Chances are, you’ve heard of Roundup (active ingredient: glyphosate). That’s because it’s the second in the supposed double punch that agrochemical company Monsanto has allegedly been throwing for years to create a cycle of financial dependence among farmers worldwide. Monsanto produces Roundup. Since 1996, it has also produced Roundup Ready crops, including soy, corn and alfalfa, all genetically modified to be resistant to the herbicide—which means it can be used on fields to get rid of encroaching plant life without harming the crops. That’s great for farmers. But these Roundup Ready seeds have a dark side: farmers who buy them sign an agreement saying they will not save any seeds from the resulting crop. In other words, they have to buy new seeds every year from Monsanto. This has all been incredibly lucrative for the company; it currently has a third of the $40 billion global seed business. The Monsanto/Roundup controversy continues to inflame passions: Among the many concerns that have been raised is the possibility that genetically modified DNA from the Roundup Ready plants might be contaminating non-GMO food supplies. Then there’s the fact that glyphosate might be a health hazard—the World Health Organization says it is a probable carcinogen.

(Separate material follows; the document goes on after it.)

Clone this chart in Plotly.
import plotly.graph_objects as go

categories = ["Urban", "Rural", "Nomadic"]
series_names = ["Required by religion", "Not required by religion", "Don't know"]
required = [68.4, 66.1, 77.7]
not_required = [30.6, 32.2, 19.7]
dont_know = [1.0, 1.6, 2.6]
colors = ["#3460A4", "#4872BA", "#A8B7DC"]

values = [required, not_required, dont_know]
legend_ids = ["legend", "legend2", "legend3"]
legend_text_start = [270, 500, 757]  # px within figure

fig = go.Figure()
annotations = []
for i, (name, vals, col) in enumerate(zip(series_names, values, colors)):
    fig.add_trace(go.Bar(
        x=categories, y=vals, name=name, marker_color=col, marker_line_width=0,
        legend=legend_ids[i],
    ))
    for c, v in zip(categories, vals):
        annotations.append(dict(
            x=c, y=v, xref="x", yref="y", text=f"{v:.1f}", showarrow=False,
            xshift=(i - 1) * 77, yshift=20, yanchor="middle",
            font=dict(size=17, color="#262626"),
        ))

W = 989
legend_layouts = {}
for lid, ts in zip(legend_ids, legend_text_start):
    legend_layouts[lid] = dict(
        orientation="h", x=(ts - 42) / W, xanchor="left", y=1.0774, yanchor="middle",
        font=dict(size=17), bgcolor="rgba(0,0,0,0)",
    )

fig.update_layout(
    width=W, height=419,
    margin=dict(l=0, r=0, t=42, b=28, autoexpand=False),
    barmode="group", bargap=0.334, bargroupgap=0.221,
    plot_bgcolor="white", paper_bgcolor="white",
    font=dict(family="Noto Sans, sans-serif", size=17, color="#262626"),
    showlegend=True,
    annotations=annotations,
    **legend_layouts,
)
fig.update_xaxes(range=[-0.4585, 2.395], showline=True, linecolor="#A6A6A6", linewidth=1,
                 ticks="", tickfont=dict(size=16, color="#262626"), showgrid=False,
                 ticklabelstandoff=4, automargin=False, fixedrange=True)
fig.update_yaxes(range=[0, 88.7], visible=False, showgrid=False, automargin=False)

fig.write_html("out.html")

Meanwhile, “No GMO” is now being embraced by consumer brands; the ascendant “fast-casual” chain Chipotle posts just such a sign in its restaurants. It makes sense: If over two-thirds of Americans think GMOs are unhealthy, declaring yourself GMO-free is a lucrative proposition. Local governments are also weighing in. Vermont now demands that all GMO foods sold there be labeled as such. Two rural counties in Oregon have banned GMO crops within their borders.

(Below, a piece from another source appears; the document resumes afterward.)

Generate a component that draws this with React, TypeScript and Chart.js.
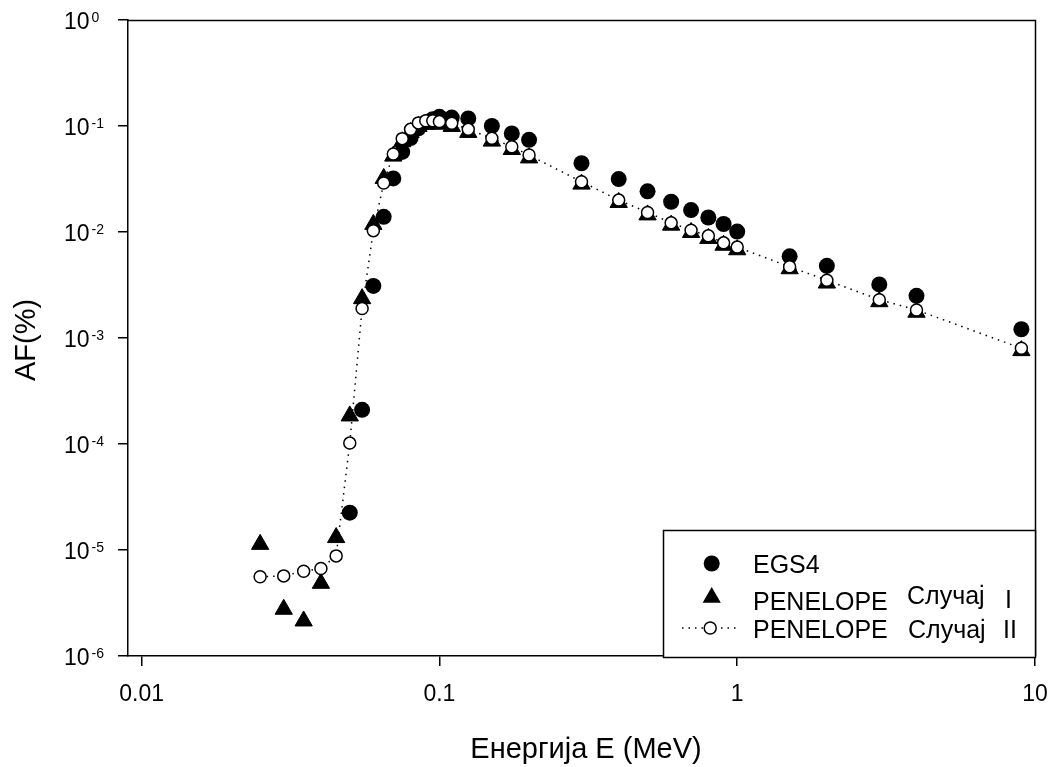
import React, { useEffect, useRef } from "react";
import { Chart, registerables } from "chart.js";

Chart.register(...registerables);

// ---- data ----
const egs4Energy = [0.05, 0.055, 0.06, 0.065, 0.07, 0.075, 0.08, 0.085, 0.09, 0.095, 0.1, 0.11, 0.125, 0.15, 0.175, 0.2, 0.3, 0.4, 0.5, 0.6, 0.7, 0.8, 0.9, 1.0, 1.5, 2, 3, 4, 9];
const egs4AF = [2.25e-5, 2.1e-4, 3.1e-3, 0.0139, 0.032, 0.057, 0.077, 0.095, 0.108, 0.116, 0.122, 0.12, 0.118, 0.1, 0.085, 0.074, 0.0445, 0.0316, 0.0242, 0.0193, 0.0161, 0.0137, 0.0119, 0.0101, 0.0059, 0.0048, 0.0032, 0.0025, 0.00121];

const penEnergy = [0.025, 0.03, 0.035, 0.04, 0.045, 0.05, 0.055, 0.06, 0.065, 0.07, 0.075, 0.08, 0.085, 0.09, 0.095, 0.1, 0.11, 0.125, 0.15, 0.175, 0.2, 0.3, 0.4, 0.5, 0.6, 0.7, 0.8, 0.9, 1.0, 1.5, 2, 3, 4, 9];
const penCase1AF = [1.13e-5, 2.76e-6, 2.14e-6, 4.85e-6, 1.31e-5, 1.84e-4, 2.35e-3, 0.0118, 0.032, 0.052, 0.071, 0.087, 0.099, 0.104, 0.105, 0.104, 0.099, 0.087, 0.072, 0.06, 0.05, 0.0283, 0.019, 0.0145, 0.0116, 0.0099, 0.0087, 0.0075, 0.0068, 0.0045, 0.0033, 0.0022, 0.00175, 0.00076];
const penCase2AF = [5.6e-6, 5.7e-6, 6.3e-6, 6.7e-6, 8.8e-6, 1.02e-4, 1.9e-3, 0.0103, 0.029, 0.0544, 0.076, 0.093, 0.107, 0.112, 0.112, 0.11, 0.106, 0.093, 0.0766, 0.0638, 0.0532, 0.0298, 0.02, 0.0153, 0.0122, 0.0104, 0.0092, 0.0079, 0.0072, 0.0047, 0.0035, 0.0023, 0.00184, 0.0008];

const xTickValues = [0.01, 0.1, 1, 10];
const xTickLabels = ["0.01", "0.1", "1", "10"];
const yTickExponents = [0, -1, -2, -3, -4, -5, -6];

const xTitle = "Енергија E (MeV)";
const yTitle = "AF(%)";
const legendNames = ["EGS4", "PENELOPE", "PENELOPE"];
const legendCase = ["", "Случај", "Случај"];
const legendCaseNo = ["", "I", "II"];

const FONT = '"Liberation Sans", Arial, Helvetica, sans-serif';

function toPoints(xs: number[], ys: number[]) {
  return xs.map((x, i) => ({ x, y: ys[i] }));
}

const decorPlugin = {
  id: "decor",
  afterDraw(chart: any) {
    const ctx: CanvasRenderingContext2D = chart.ctx;
    const { left, right, top, bottom } = chart.chartArea;
    const xs = chart.scales.x;
    const ys = chart.scales.y;
    ctx.save();
    // top & right frame
    ctx.strokeStyle = "#000";
    ctx.lineWidth = 1.5;
    ctx.beginPath();
    ctx.moveTo(left, top + 0.5);
    ctx.lineTo(right + 0.5, top + 0.5);
    ctx.lineTo(right + 0.5, bottom);
    ctx.stroke();

    ctx.fillStyle = "#000";
    ctx.textAlign = "left";
    ctx.textBaseline = "alphabetic";
    // y tick labels 10^n
    yTickExponents.forEach((e) => {
      const py = ys.getPixelForValue(Math.pow(10, e));
      ctx.font = `23px ${FONT}`;
      ctx.fillText("10", 64, py + 8.5);
      const w = ctx.measureText("10").width;
      ctx.font = `14px ${FONT}`;
      ctx.fillText(e === 0 ? "0" : "-" + String(-e), 64 + w + 2, py + 2);
    });
    // x tick labels
    ctx.font = `23px ${FONT}`;
    ctx.textAlign = "center";
    xTickValues.forEach((v, i) => {
      const px = xs.getPixelForValue(v);
      ctx.fillText(xTickLabels[i], px, 700.5);
    });
    // axis titles
    ctx.font = `29px ${FONT}`;
    ctx.fillText(xTitle, 586, 758);
    ctx.save();
    ctx.translate(35, 340);
    ctx.rotate(-Math.PI / 2);
    ctx.textAlign = "center";
    ctx.fillText(yTitle, 0, 0);
    ctx.restore();

    // legend
    const lx = 663, ly = 530, lw = 1035 - 663, lh = 657 - 530;
    ctx.fillStyle = "#fff";
    ctx.fillRect(lx, ly, lw, lh);
    ctx.strokeStyle = "#000";
    ctx.lineWidth = 1.5;
    ctx.strokeRect(lx + 0.5, ly + 0.5, lw, lh);

    const mx = 711.7;
    // row 1: filled circle
    ctx.fillStyle = "#000";
    ctx.beginPath();
    ctx.arc(mx, 563.5, 8, 0, Math.PI * 2);
    ctx.fill();
    // row 2: triangle
    const ty = 597.5, tr = 10.5;
    ctx.beginPath();
    ctx.moveTo(mx, ty - tr);
    ctx.lineTo(mx + Math.sin((2 * Math.PI) / 3) * tr, ty + tr / 2);
    ctx.lineTo(mx - Math.sin((2 * Math.PI) / 3) * tr, ty + tr / 2);
    ctx.closePath();
    ctx.fill();
    // row 3: dotted line + open circle
    ctx.lineWidth = 1.5;
    ctx.setLineDash([1.5, 5]);
    ctx.beginPath();
    ctx.moveTo(682, 628);
    ctx.lineTo(740, 628);
    ctx.stroke();
    ctx.setLineDash([]);
    ctx.fillStyle = "#fff";
    ctx.beginPath();
    ctx.arc(mx - 1.5, 628, 6, 0, Math.PI * 2);
    ctx.fill();
    ctx.stroke();

    ctx.fillStyle = "#000";
    ctx.textAlign = "left";
    ctx.font = `25px ${FONT}`;
    ctx.fillText(legendNames[0], 753, 573.3);
    ctx.fillText(legendNames[1], 753, 610);
    ctx.fillText(legendCase[1], 907, 603.5);
    ctx.fillText(legendCaseNo[1], 1005, 608);
    ctx.fillText(legendNames[2], 753, 638.3);
    ctx.fillText(legendCase[2], 908, 638.3);
    ctx.fillText(legendCaseNo[2], 1003, 638.3);
    ctx.restore();
  },
};

export default function App() {
  const ref = useRef<HTMLCanvasElement>(null);
  useEffect(() => {
    document.body.style.margin = "0";
    const canvas = ref.current!;
    const chart = new Chart(canvas, {
      type: "scatter",
      data: {
        datasets: [
          {
            label: "EGS4",
            data: toPoints(egs4Energy, egs4AF),
            pointStyle: "circle",
            pointRadius: 8,
            pointBackgroundColor: "#000",
            pointBorderColor: "#000",
            pointBorderWidth: 0,
            showLine: false,
            order: 3,
          },
          {
            label: "PENELOPE Случај I",
            data: toPoints(penEnergy, penCase1AF),
            pointStyle: "triangle",
            pointRadius: 10,
            pointBackgroundColor: "#000",
            pointBorderColor: "#000",
            pointBorderWidth: 1,
            showLine: false,
            order: 2,
          },
          {
            label: "PENELOPE Случај II",
            data: toPoints(penEnergy, penCase2AF),
            pointStyle: "circle",
            pointRadius: 6,
            pointBackgroundColor: "#fff",
            pointBorderColor: "#000",
            pointBorderWidth: 1.5,
            showLine: true,
            borderColor: "#000",
            borderWidth: 1.5,
            borderDash: [1.5, 5],
            tension: 0,
            order: 1,
          },
        ],
      },
      options: {
        responsive: false,
        animation: false,
        devicePixelRatio: 1,
        layout: { padding: { left: 0, top: 20, right: 21, bottom: 0 } },
        plugins: { legend: { display: false }, tooltip: { enabled: false } },
        scales: {
          x: {
            type: "logarithmic",
            min: 0.009,
            max: 10,
            afterBuildTicks: (s: any) => {
              s.ticks = xTickValues.map((v) => ({ value: v }));
            },
            afterFit: (s: any) => {
              s.height = 111;
            },
            ticks: { display: false },
            grid: { display: true, drawOnChartArea: false, drawTicks: true, tickLength: 10, color: "#000", lineWidth: 1.5 },
            border: { display: true, color: "#000", width: 1.5 },
          },
          y: {
            type: "logarithmic",
            min: 1e-6,
            max: 1,
            afterBuildTicks: (s: any) => {
              s.ticks = yTickExponents.map((e) => ({ value: Math.pow(10, e) }));
            },
            afterFit: (s: any) => {
              s.width = 128;
            },
            ticks: { display: false },
            grid: { display: true, drawOnChartArea: false, drawTicks: true, tickLength: 10, color: "#000", lineWidth: 1.5 },
            border: { display: true, color: "#000", width: 1.5 },
          },
        },
      },
      plugins: [decorPlugin],
    } as any);
    return () => chart.destroy();
  }, []);
  return (
    <div style={{ width: 1056, height: 767, background: "#fff" }}>
      <canvas ref={ref} width={1056} height={767} style={{ display: "block" }} />
    </div>
  );
}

Yet despite the conventional wisdom, startup money for GMO development in the U.S. and elsewhere is flowing like it’s coming out of a fire hose, first for biomedical applications, from venture capitalists as well as traditional pharmaceutical companies such as GlaxoSmithKline, Celgene and Novartis. U.S. startups include Caribou Biosciences, Editas, Intellia Therapeutics, CRISPR Therapeutics and CRISPR-Plant.

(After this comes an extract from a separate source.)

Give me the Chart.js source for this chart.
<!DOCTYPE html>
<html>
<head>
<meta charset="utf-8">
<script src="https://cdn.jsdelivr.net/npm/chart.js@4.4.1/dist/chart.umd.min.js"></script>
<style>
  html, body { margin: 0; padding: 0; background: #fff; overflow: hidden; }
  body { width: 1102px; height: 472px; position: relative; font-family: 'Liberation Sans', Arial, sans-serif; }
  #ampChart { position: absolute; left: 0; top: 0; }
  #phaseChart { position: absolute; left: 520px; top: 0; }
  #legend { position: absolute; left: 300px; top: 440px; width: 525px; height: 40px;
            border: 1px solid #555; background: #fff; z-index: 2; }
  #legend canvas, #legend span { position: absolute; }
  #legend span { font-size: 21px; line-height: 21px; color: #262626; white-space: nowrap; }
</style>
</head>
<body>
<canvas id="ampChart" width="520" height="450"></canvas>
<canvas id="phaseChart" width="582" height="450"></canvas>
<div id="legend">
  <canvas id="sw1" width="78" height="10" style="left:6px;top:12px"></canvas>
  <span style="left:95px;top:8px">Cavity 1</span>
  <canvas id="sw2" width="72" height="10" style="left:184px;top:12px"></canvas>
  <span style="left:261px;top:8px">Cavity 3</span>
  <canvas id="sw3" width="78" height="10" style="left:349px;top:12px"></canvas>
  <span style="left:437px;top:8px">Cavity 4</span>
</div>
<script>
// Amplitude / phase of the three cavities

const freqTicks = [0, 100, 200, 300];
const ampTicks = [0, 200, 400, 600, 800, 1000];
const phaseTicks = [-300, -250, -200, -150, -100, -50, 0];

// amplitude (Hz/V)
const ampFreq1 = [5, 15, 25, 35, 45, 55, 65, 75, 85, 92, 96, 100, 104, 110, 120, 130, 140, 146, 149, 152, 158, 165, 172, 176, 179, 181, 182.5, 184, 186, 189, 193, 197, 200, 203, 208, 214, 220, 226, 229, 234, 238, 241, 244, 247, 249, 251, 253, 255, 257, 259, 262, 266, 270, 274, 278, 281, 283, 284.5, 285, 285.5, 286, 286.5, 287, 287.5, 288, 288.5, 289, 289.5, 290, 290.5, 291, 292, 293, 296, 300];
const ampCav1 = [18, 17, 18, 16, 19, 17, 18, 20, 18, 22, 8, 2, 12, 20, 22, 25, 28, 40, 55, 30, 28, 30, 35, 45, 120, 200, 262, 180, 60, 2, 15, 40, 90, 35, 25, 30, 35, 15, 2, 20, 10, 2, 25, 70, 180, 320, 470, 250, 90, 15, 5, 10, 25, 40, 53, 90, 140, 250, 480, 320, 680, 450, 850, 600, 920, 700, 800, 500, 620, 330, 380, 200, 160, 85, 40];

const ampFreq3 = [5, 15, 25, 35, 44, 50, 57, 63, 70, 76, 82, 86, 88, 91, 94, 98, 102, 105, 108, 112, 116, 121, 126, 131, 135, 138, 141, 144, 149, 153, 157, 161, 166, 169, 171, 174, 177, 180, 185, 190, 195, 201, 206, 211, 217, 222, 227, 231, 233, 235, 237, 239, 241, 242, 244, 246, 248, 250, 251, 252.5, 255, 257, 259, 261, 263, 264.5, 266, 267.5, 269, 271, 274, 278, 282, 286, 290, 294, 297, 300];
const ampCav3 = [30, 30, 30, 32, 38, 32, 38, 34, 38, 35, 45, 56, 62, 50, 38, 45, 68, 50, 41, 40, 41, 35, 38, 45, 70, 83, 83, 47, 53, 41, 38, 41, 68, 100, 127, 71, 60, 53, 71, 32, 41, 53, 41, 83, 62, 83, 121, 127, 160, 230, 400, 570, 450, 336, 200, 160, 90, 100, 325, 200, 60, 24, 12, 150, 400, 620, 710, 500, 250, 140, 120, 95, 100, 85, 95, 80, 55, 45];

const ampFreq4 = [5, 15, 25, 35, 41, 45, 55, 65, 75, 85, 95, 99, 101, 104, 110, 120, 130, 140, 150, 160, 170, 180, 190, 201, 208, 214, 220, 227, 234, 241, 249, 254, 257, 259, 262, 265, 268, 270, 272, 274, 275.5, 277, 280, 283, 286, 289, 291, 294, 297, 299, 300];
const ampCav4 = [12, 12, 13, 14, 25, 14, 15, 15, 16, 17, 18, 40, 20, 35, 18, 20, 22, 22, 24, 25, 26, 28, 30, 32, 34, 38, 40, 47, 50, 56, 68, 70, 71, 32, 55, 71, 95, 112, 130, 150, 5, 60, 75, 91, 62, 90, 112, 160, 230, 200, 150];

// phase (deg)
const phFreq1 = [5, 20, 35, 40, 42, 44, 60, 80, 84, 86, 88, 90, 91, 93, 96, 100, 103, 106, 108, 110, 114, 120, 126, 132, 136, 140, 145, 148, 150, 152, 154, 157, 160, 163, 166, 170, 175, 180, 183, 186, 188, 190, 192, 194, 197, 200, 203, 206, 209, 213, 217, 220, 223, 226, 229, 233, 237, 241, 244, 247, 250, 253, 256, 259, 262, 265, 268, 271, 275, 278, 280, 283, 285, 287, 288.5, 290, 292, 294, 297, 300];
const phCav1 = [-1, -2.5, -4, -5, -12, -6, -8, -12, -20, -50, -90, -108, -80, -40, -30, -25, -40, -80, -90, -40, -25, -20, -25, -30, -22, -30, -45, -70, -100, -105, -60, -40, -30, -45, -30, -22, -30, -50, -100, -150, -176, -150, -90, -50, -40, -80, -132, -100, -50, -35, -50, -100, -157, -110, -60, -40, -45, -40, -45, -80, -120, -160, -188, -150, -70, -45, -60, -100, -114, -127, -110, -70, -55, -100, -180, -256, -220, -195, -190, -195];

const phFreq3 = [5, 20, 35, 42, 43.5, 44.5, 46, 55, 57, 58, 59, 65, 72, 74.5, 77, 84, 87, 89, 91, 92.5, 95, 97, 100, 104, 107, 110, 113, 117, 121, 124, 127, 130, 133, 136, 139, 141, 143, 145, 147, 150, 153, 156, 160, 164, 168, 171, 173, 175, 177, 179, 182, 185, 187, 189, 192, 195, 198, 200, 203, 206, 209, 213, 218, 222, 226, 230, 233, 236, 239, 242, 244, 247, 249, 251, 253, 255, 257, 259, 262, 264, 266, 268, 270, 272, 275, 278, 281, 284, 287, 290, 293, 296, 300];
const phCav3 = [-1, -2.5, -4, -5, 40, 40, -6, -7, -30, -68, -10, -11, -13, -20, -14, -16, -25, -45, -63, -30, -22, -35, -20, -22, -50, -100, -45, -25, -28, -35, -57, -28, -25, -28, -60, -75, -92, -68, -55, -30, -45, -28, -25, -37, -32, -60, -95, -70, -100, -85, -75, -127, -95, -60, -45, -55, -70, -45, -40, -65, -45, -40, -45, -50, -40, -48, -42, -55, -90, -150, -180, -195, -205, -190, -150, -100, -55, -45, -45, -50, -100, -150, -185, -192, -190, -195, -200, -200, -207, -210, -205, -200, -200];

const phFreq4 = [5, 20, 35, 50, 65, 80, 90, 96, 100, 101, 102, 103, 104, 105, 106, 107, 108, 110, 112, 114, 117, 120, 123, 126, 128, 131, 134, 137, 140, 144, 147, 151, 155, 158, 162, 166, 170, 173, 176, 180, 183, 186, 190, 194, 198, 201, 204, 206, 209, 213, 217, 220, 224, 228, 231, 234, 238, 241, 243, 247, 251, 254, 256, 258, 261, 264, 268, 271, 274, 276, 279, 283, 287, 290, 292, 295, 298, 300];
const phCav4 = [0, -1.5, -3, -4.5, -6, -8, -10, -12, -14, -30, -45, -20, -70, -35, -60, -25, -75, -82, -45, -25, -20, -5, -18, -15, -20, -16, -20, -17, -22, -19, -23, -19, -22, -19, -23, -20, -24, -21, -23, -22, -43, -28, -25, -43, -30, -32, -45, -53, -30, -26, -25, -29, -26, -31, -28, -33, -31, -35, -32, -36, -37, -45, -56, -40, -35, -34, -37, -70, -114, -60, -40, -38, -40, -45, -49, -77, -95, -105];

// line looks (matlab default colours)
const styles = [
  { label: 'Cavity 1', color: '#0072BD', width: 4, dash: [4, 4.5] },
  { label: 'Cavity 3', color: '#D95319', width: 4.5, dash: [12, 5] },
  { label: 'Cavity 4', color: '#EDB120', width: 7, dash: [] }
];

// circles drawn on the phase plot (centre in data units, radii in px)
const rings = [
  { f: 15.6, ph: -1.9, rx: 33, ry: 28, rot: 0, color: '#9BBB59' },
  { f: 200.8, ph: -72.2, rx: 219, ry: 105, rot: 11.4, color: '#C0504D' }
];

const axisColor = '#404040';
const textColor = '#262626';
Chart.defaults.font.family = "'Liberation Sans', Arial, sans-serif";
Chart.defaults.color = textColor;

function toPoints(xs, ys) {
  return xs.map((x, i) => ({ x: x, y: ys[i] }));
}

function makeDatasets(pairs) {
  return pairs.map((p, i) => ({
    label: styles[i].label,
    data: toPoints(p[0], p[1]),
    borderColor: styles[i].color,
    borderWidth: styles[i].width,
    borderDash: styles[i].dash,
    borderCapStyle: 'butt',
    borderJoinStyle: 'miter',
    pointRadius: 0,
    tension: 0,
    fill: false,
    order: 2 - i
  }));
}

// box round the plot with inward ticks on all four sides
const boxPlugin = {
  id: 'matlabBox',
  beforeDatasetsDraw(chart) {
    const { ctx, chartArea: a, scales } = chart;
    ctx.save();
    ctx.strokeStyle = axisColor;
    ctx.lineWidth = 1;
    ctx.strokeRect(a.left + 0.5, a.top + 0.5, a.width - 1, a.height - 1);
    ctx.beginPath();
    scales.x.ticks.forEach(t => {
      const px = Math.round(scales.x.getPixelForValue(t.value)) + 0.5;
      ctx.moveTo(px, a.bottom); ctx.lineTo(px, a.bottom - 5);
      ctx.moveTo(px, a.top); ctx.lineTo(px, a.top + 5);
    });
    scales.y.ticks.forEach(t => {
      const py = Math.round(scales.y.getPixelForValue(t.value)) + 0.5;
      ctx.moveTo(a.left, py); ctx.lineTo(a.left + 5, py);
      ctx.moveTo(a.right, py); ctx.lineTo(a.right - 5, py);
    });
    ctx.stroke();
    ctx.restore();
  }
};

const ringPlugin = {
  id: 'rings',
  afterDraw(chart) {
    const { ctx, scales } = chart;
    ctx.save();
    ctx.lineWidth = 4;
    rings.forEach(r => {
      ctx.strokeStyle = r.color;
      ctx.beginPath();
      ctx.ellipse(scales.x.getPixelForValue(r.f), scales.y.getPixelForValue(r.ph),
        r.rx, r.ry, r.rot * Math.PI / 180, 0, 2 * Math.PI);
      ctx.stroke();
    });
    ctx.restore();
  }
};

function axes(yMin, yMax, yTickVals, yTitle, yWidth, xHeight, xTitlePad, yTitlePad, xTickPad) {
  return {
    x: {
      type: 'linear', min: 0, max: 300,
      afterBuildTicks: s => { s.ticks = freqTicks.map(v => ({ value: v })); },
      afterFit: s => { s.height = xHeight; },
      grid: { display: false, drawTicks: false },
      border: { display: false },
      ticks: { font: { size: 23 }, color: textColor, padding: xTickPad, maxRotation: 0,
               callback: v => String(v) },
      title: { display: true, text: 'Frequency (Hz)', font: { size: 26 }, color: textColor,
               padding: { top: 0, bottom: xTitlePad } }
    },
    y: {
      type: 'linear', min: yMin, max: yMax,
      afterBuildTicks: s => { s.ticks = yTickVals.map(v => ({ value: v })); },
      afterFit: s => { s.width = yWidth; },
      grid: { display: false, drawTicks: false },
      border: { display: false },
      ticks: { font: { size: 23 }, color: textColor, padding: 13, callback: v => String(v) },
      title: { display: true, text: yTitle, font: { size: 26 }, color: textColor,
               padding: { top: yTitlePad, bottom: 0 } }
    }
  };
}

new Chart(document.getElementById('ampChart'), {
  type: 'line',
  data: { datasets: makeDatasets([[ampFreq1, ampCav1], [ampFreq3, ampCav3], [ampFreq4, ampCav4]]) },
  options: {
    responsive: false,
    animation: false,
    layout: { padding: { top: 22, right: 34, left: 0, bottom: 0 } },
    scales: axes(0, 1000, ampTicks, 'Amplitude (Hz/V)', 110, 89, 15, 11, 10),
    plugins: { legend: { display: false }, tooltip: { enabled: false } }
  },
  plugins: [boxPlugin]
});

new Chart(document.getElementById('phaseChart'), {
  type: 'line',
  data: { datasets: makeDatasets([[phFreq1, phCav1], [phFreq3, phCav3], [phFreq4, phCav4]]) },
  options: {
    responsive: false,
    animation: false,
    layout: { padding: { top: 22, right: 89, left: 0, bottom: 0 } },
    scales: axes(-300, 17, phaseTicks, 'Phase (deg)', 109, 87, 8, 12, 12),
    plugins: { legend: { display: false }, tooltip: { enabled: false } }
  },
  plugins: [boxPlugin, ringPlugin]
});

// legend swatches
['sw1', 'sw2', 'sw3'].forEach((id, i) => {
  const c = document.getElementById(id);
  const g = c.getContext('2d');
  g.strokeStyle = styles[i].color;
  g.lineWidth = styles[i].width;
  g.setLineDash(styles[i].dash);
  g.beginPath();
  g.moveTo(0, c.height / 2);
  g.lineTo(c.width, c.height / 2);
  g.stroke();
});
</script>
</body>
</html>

In China, where rural populations react to GMOs with dread and anger, the only genetically modified crop currently grown is Bittman’s papaya. But China’s mighty science establishment has thrown its weight behind genetic work, with 400 labs and 30,000 researchers. Labs there have already sequenced the genes of 3,000 varieties of rice, in preparation for matching them against one another to find the best traits for nutrition, yield and resistance to environmental stressors. One result someday soon will be what researchers have dubbed “green super rice.” Even if the Chinese government can’t sell genetically modified crops to its own people, there’s a good chance the poor populations of Southeast Asia, Africa and India will welcome the nourishment. Gengyun Zhang, head of life sciences for BGI, China’s giant state-sponsored genetic engineering center, recently said, “With today’s technology, I have no doubt that we can feed the world.”
Correction: This article originally incorrectly stated that today's world population is 2 billion. It is 7 billion. It also incorrectly suggested that "Bt" stands for "biotech." "Bt" actually stands for bacillus thuringiensis, a bacterium whose genes are often used in the development of genetically modified crops. It also incorrectly stated that Roundup Ready seeds are sterile.